======== PROVIDED MATERIAL

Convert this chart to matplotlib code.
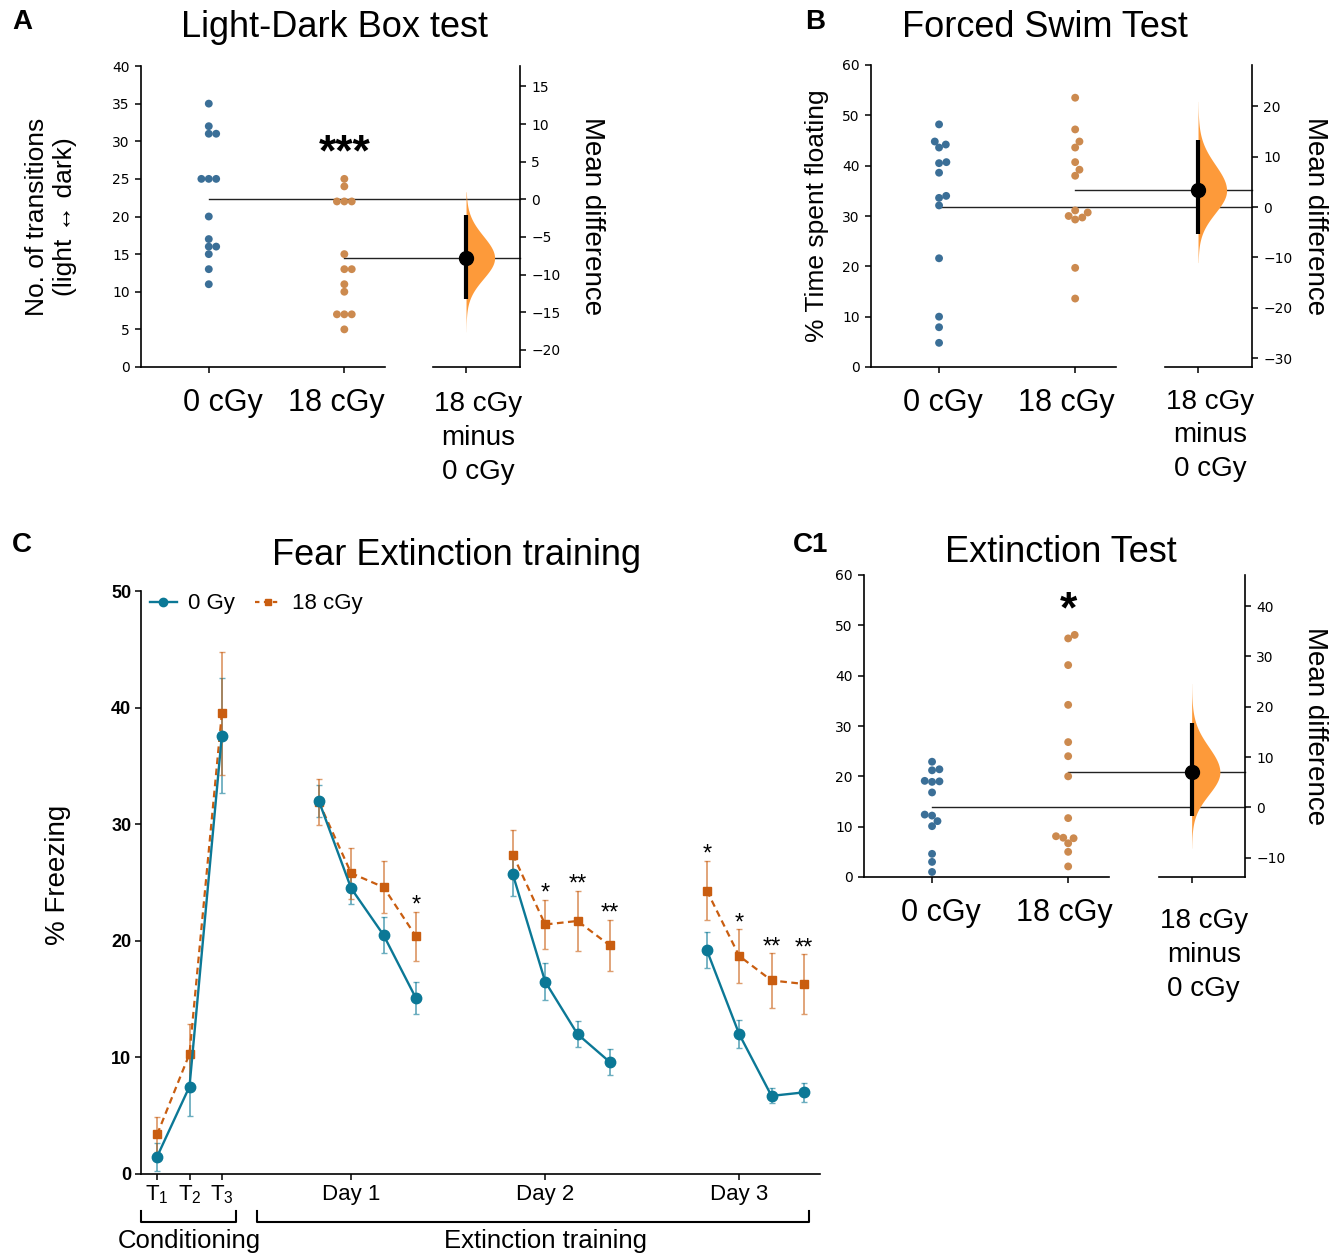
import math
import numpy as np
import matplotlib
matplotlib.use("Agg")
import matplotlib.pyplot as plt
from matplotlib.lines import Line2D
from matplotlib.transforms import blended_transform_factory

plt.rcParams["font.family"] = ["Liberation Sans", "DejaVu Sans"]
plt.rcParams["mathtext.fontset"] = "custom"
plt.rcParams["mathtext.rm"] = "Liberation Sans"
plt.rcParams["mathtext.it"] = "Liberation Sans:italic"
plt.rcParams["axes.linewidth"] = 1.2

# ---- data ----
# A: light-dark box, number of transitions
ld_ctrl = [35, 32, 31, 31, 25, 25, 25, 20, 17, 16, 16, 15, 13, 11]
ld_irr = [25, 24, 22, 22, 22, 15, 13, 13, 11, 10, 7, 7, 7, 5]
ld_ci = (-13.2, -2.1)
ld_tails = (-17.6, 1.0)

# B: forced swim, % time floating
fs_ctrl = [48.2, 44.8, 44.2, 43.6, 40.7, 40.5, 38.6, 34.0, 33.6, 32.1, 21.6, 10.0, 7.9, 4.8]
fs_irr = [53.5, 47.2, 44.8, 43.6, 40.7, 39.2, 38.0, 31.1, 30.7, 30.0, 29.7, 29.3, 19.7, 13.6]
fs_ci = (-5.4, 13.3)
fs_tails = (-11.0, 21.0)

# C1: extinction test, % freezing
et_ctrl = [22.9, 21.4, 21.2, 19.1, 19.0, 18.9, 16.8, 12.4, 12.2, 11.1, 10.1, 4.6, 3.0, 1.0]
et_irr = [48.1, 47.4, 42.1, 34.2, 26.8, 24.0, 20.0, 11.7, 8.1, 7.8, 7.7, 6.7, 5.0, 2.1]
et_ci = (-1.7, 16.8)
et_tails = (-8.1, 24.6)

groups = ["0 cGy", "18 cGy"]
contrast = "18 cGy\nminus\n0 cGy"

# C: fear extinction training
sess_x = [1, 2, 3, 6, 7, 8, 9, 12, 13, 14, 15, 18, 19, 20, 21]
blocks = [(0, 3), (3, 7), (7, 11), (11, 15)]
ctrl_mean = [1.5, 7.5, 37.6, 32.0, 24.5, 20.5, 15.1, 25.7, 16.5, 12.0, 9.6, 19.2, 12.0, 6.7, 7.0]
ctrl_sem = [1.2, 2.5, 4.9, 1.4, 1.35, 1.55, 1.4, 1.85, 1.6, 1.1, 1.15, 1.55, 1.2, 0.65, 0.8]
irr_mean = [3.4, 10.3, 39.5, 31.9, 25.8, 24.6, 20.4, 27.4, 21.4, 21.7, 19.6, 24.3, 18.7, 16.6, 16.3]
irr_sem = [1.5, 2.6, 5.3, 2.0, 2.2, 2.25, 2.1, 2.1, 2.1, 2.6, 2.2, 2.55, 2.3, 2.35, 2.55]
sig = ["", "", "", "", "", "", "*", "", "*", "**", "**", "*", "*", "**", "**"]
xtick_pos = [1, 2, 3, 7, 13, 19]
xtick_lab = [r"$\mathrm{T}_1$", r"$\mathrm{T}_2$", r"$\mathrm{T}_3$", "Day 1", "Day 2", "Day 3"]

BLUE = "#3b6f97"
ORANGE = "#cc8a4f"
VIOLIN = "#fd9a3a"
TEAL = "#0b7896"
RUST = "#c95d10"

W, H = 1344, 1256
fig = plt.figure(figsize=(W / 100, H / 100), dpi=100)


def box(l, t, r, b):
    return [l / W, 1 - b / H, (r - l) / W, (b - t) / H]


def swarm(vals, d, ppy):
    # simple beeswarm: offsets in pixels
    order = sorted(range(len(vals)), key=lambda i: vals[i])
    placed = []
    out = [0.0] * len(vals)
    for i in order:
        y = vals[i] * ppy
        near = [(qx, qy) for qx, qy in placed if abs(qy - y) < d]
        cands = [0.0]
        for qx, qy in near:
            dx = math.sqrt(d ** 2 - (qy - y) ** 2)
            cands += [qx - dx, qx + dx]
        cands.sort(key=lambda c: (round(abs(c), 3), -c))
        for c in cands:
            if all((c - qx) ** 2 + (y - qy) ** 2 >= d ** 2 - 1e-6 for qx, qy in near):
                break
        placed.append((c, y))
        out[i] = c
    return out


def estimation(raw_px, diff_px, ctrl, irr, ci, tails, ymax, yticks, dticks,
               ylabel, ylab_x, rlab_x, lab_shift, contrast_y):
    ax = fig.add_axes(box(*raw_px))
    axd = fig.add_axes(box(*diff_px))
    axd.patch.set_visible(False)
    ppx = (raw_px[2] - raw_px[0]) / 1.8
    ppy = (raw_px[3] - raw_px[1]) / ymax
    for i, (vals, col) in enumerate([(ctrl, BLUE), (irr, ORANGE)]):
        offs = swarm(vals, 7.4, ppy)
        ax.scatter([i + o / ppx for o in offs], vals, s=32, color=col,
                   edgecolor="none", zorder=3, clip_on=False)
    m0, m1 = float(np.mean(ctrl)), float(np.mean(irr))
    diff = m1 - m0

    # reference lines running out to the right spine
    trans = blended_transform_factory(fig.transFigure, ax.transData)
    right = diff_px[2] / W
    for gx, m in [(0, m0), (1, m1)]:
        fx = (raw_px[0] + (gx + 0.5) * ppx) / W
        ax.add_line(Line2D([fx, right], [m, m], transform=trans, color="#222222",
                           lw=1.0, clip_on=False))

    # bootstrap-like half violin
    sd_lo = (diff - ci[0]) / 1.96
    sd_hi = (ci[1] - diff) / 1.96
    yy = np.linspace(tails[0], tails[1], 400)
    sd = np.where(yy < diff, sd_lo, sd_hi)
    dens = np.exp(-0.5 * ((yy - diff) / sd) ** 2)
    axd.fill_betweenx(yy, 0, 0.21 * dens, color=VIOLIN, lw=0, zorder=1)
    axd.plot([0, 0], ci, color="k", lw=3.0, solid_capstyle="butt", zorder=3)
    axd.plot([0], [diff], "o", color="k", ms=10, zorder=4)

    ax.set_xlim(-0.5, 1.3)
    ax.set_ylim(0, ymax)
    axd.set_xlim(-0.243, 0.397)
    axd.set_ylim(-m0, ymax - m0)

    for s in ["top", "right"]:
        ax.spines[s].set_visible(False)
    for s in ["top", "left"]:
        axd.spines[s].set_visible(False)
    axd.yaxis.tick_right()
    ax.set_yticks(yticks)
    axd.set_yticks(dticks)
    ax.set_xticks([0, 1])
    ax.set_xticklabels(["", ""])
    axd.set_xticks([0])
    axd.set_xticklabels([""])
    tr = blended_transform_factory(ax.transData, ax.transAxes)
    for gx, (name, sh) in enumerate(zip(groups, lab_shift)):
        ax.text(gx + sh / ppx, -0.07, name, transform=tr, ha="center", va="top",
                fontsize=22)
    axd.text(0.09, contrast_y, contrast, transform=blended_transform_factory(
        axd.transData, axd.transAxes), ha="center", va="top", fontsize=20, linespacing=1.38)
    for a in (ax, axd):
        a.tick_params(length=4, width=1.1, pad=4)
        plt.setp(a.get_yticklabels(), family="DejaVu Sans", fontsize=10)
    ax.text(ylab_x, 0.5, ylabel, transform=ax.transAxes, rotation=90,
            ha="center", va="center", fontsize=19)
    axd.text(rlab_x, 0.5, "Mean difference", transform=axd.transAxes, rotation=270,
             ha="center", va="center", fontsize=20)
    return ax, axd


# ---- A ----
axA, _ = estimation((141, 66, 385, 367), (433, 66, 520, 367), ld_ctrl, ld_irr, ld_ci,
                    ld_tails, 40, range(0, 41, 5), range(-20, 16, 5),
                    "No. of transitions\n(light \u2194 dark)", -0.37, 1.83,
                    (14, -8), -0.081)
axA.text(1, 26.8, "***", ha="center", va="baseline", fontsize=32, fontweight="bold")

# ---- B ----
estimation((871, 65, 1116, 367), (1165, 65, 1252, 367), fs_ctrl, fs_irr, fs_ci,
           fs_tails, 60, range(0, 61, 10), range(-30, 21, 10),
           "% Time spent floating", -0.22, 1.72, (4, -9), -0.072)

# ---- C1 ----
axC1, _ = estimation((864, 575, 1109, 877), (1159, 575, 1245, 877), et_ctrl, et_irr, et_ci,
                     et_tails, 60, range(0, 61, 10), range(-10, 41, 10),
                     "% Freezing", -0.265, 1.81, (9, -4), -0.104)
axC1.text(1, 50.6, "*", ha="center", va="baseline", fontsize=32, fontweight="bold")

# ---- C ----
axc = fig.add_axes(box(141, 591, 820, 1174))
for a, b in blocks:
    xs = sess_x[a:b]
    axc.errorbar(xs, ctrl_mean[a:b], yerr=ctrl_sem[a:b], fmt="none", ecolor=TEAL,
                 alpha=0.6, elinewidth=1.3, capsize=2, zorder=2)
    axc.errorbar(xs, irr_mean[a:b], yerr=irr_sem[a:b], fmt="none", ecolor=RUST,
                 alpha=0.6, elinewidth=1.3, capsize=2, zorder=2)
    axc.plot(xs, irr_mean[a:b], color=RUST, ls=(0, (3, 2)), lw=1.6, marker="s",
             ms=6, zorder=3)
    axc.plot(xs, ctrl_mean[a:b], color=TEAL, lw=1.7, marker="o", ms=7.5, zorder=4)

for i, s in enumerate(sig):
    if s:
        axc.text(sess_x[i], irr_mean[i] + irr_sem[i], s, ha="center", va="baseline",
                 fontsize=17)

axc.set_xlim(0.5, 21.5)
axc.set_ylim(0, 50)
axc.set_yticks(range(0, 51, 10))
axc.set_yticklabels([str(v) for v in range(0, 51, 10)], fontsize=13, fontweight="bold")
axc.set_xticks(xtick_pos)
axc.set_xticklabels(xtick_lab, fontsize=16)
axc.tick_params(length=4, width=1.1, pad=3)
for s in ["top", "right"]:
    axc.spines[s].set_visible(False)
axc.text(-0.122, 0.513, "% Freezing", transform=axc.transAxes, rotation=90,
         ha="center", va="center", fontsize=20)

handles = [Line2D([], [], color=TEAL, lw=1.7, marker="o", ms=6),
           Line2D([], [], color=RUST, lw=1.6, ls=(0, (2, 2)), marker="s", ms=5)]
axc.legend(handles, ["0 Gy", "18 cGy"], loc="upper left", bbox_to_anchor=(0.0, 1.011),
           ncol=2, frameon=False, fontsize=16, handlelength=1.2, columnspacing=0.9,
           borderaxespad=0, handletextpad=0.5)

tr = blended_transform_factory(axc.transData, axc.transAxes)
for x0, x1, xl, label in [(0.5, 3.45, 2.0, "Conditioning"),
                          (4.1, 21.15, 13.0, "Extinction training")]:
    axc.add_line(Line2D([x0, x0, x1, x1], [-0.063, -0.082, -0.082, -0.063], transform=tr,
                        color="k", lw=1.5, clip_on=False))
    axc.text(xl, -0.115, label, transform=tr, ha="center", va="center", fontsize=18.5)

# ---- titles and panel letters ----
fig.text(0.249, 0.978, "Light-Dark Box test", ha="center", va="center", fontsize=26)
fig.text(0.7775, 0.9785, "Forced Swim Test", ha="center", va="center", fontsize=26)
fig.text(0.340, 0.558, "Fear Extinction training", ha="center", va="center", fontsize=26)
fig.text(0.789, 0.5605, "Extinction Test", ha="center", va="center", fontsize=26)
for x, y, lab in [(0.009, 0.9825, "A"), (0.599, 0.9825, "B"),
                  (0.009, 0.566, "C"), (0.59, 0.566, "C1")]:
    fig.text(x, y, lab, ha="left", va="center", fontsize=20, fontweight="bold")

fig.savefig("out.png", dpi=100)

================

In the listing, find every line containing the word "matplotlib" and list it.

RESPONSE TO THIS EXERCISE:
Convert this chart to matplotlib code.
import matplotlib
matplotlib.use("Agg")
import matplotlib.pyplot as plt
from matplotlib.lines import Line2D
from matplotlib.transforms import blended_transform_factory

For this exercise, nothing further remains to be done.